[start of SUPPLIED DATA]
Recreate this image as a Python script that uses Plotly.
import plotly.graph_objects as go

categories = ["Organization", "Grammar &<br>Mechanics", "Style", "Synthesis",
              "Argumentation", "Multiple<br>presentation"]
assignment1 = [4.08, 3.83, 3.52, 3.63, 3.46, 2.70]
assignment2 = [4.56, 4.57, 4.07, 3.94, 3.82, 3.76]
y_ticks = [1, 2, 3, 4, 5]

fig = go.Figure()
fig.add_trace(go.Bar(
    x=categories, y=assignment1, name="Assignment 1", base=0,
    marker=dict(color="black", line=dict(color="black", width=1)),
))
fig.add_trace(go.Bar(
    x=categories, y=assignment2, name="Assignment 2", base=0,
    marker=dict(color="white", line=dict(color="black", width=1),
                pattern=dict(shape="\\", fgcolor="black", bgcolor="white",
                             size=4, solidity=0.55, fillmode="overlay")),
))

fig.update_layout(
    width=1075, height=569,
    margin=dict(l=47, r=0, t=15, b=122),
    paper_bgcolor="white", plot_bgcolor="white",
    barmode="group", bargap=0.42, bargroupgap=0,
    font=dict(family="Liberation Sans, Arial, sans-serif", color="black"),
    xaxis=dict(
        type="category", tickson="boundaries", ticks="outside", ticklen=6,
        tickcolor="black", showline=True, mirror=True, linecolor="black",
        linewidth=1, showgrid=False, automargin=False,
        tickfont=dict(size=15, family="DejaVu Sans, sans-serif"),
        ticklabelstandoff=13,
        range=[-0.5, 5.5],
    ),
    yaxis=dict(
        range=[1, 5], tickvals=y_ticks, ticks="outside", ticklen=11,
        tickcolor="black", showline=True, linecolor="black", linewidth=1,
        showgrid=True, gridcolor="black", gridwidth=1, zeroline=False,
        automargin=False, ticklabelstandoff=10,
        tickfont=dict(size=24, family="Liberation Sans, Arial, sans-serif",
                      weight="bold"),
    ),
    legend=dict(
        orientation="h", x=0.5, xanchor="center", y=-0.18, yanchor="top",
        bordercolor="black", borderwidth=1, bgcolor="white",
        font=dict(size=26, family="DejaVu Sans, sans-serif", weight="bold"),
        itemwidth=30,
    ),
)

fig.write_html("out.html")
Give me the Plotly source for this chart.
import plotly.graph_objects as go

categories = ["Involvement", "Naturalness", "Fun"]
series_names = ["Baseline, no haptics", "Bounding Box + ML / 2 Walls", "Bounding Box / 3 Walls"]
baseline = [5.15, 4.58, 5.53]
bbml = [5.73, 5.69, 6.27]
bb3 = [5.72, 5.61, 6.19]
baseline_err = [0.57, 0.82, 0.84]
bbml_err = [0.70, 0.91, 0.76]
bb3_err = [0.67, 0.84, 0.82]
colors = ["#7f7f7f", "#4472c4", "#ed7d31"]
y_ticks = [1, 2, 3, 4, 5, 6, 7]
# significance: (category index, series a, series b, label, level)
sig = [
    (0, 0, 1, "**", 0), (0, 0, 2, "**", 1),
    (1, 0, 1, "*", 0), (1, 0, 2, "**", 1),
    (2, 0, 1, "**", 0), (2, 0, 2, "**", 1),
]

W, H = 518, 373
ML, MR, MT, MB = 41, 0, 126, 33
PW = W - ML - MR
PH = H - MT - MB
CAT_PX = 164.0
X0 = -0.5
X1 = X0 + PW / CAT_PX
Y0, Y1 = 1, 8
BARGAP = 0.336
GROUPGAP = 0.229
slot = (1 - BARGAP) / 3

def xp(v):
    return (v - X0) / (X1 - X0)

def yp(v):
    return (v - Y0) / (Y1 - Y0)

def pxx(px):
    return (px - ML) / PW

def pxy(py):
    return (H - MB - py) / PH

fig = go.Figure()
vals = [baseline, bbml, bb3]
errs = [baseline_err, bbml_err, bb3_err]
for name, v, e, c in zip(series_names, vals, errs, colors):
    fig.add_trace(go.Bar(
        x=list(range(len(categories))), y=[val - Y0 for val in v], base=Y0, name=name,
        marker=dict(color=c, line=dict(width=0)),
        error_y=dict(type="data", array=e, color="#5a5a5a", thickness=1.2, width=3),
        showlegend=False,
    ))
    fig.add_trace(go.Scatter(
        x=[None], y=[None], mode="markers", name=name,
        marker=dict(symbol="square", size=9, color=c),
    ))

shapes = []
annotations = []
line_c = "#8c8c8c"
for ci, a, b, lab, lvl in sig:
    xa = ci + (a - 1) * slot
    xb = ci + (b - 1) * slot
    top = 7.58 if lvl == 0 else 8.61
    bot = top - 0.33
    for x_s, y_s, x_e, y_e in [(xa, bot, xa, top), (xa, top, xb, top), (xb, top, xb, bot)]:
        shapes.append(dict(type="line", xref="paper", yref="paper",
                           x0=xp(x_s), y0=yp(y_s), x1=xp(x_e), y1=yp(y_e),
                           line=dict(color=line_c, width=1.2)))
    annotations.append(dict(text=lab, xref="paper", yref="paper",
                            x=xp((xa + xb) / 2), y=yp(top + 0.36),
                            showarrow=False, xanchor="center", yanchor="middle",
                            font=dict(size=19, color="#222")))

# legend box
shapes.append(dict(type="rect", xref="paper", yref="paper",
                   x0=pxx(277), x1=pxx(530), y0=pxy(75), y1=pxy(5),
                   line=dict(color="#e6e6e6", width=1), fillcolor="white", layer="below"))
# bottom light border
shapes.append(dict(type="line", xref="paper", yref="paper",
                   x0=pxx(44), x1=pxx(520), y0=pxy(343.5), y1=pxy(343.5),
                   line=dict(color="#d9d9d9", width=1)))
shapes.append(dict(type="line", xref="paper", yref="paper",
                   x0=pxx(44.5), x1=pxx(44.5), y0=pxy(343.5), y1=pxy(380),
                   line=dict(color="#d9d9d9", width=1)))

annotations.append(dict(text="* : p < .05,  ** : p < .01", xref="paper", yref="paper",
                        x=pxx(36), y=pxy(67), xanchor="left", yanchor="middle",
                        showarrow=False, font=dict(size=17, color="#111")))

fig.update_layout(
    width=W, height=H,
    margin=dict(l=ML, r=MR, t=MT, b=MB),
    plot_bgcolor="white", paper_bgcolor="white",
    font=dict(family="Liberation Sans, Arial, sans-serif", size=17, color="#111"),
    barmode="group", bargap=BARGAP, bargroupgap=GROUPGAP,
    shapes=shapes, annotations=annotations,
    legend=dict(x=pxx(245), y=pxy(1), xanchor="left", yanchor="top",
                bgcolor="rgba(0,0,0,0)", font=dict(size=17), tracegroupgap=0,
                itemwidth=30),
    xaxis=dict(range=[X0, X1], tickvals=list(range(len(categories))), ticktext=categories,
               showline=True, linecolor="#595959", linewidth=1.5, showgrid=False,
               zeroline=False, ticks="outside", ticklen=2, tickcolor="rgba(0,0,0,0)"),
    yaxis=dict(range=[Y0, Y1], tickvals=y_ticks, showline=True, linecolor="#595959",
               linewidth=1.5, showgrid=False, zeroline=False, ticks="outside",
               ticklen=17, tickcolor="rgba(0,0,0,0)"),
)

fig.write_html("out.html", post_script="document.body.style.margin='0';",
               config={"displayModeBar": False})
[end of SUPPLIED DATA]
• [EXERCISE INSTRUCTIONS]
Your task is to reproduce all of the records exactly.

• [FINAL ANSWER]
Recreate this image as a Python script that uses Plotly.
import plotly.graph_objects as go

categories = ["Organization", "Grammar &<br>Mechanics", "Style", "Synthesis",
              "Argumentation", "Multiple<br>presentation"]
assignment1 = [4.08, 3.83, 3.52, 3.63, 3.46, 2.70]
assignment2 = [4.56, 4.57, 4.07, 3.94, 3.82, 3.76]
y_ticks = [1, 2, 3, 4, 5]

fig = go.Figure()
fig.add_trace(go.Bar(
    x=categories, y=assignment1, name="Assignment 1", base=0,
    marker=dict(color="black", line=dict(color="black", width=1)),
))
fig.add_trace(go.Bar(
    x=categories, y=assignment2, name="Assignment 2", base=0,
    marker=dict(color="white", line=dict(color="black", width=1),
                pattern=dict(shape="\\", fgcolor="black", bgcolor="white",
                             size=4, solidity=0.55, fillmode="overlay")),
))

fig.update_layout(
    width=1075, height=569,
    margin=dict(l=47, r=0, t=15, b=122),
    paper_bgcolor="white", plot_bgcolor="white",
    barmode="group", bargap=0.42, bargroupgap=0,
    font=dict(family="Liberation Sans, Arial, sans-serif", color="black"),
    xaxis=dict(
        type="category", tickson="boundaries", ticks="outside", ticklen=6,
        tickcolor="black", showline=True, mirror=True, linecolor="black",
        linewidth=1, showgrid=False, automargin=False,
        tickfont=dict(size=15, family="DejaVu Sans, sans-serif"),
        ticklabelstandoff=13,
        range=[-0.5, 5.5],
    ),
    yaxis=dict(
        range=[1, 5], tickvals=y_ticks, ticks="outside", ticklen=11,
        tickcolor="black", showline=True, linecolor="black", linewidth=1,
        showgrid=True, gridcolor="black", gridwidth=1, zeroline=False,
        automargin=False, ticklabelstandoff=10,
        tickfont=dict(size=24, family="Liberation Sans, Arial, sans-serif",
                      weight="bold"),
    ),
    legend=dict(
        orientation="h", x=0.5, xanchor="center", y=-0.18, yanchor="top",
        bordercolor="black", borderwidth=1, bgcolor="white",
        font=dict(size=26, family="DejaVu Sans, sans-serif", weight="bold"),
        itemwidth=30,
    ),
)

fig.write_html("out.html")
Give me the Plotly source for this chart.
import plotly.graph_objects as go

categories = ["Involvement", "Naturalness", "Fun"]
series_names = ["Baseline, no haptics", "Bounding Box + ML / 2 Walls", "Bounding Box / 3 Walls"]
baseline = [5.15, 4.58, 5.53]
bbml = [5.73, 5.69, 6.27]
bb3 = [5.72, 5.61, 6.19]
baseline_err = [0.57, 0.82, 0.84]
bbml_err = [0.70, 0.91, 0.76]
bb3_err = [0.67, 0.84, 0.82]
colors = ["#7f7f7f", "#4472c4", "#ed7d31"]
y_ticks = [1, 2, 3, 4, 5, 6, 7]
# significance: (category index, series a, series b, label, level)
sig = [
    (0, 0, 1, "**", 0), (0, 0, 2, "**", 1),
    (1, 0, 1, "*", 0), (1, 0, 2, "**", 1),
    (2, 0, 1, "**", 0), (2, 0, 2, "**", 1),
]

W, H = 518, 373
ML, MR, MT, MB = 41, 0, 126, 33
PW = W - ML - MR
PH = H - MT - MB
CAT_PX = 164.0
X0 = -0.5
X1 = X0 + PW / CAT_PX
Y0, Y1 = 1, 8
BARGAP = 0.336
GROUPGAP = 0.229
slot = (1 - BARGAP) / 3

def xp(v):
    return (v - X0) / (X1 - X0)

def yp(v):
    return (v - Y0) / (Y1 - Y0)

def pxx(px):
    return (px - ML) / PW

def pxy(py):
    return (H - MB - py) / PH

fig = go.Figure()
vals = [baseline, bbml, bb3]
errs = [baseline_err, bbml_err, bb3_err]
for name, v, e, c in zip(series_names, vals, errs, colors):
    fig.add_trace(go.Bar(
        x=list(range(len(categories))), y=[val - Y0 for val in v], base=Y0, name=name,
        marker=dict(color=c, line=dict(width=0)),
        error_y=dict(type="data", array=e, color="#5a5a5a", thickness=1.2, width=3),
        showlegend=False,
    ))
    fig.add_trace(go.Scatter(
        x=[None], y=[None], mode="markers", name=name,
        marker=dict(symbol="square", size=9, color=c),
    ))

shapes = []
annotations = []
line_c = "#8c8c8c"
for ci, a, b, lab, lvl in sig:
    xa = ci + (a - 1) * slot
    xb = ci + (b - 1) * slot
    top = 7.58 if lvl == 0 else 8.61
    bot = top - 0.33
    for x_s, y_s, x_e, y_e in [(xa, bot, xa, top), (xa, top, xb, top), (xb, top, xb, bot)]:
        shapes.append(dict(type="line", xref="paper", yref="paper",
                           x0=xp(x_s), y0=yp(y_s), x1=xp(x_e), y1=yp(y_e),
                           line=dict(color=line_c, width=1.2)))
    annotations.append(dict(text=lab, xref="paper", yref="paper",
                            x=xp((xa + xb) / 2), y=yp(top + 0.36),
                            showarrow=False, xanchor="center", yanchor="middle",
                            font=dict(size=19, color="#222")))

# legend box
shapes.append(dict(type="rect", xref="paper", yref="paper",
                   x0=pxx(277), x1=pxx(530), y0=pxy(75), y1=pxy(5),
                   line=dict(color="#e6e6e6", width=1), fillcolor="white", layer="below"))
# bottom light border
shapes.append(dict(type="line", xref="paper", yref="paper",
                   x0=pxx(44), x1=pxx(520), y0=pxy(343.5), y1=pxy(343.5),
                   line=dict(color="#d9d9d9", width=1)))
shapes.append(dict(type="line", xref="paper", yref="paper",
                   x0=pxx(44.5), x1=pxx(44.5), y0=pxy(343.5), y1=pxy(380),
                   line=dict(color="#d9d9d9", width=1)))

annotations.append(dict(text="* : p < .05,  ** : p < .01", xref="paper", yref="paper",
                        x=pxx(36), y=pxy(67), xanchor="left", yanchor="middle",
                        showarrow=False, font=dict(size=17, color="#111")))

fig.update_layout(
    width=W, height=H,
    margin=dict(l=ML, r=MR, t=MT, b=MB),
    plot_bgcolor="white", paper_bgcolor="white",
    font=dict(family="Liberation Sans, Arial, sans-serif", size=17, color="#111"),
    barmode="group", bargap=BARGAP, bargroupgap=GROUPGAP,
    shapes=shapes, annotations=annotations,
    legend=dict(x=pxx(245), y=pxy(1), xanchor="left", yanchor="top",
                bgcolor="rgba(0,0,0,0)", font=dict(size=17), tracegroupgap=0,
                itemwidth=30),
    xaxis=dict(range=[X0, X1], tickvals=list(range(len(categories))), ticktext=categories,
               showline=True, linecolor="#595959", linewidth=1.5, showgrid=False,
               zeroline=False, ticks="outside", ticklen=2, tickcolor="rgba(0,0,0,0)"),
    yaxis=dict(range=[Y0, Y1], tickvals=y_ticks, showline=True, linecolor="#595959",
               linewidth=1.5, showgrid=False, zeroline=False, ticks="outside",
               ticklen=17, tickcolor="rgba(0,0,0,0)"),
)

fig.write_html("out.html", post_script="document.body.style.margin='0';",
               config={"displayModeBar": False})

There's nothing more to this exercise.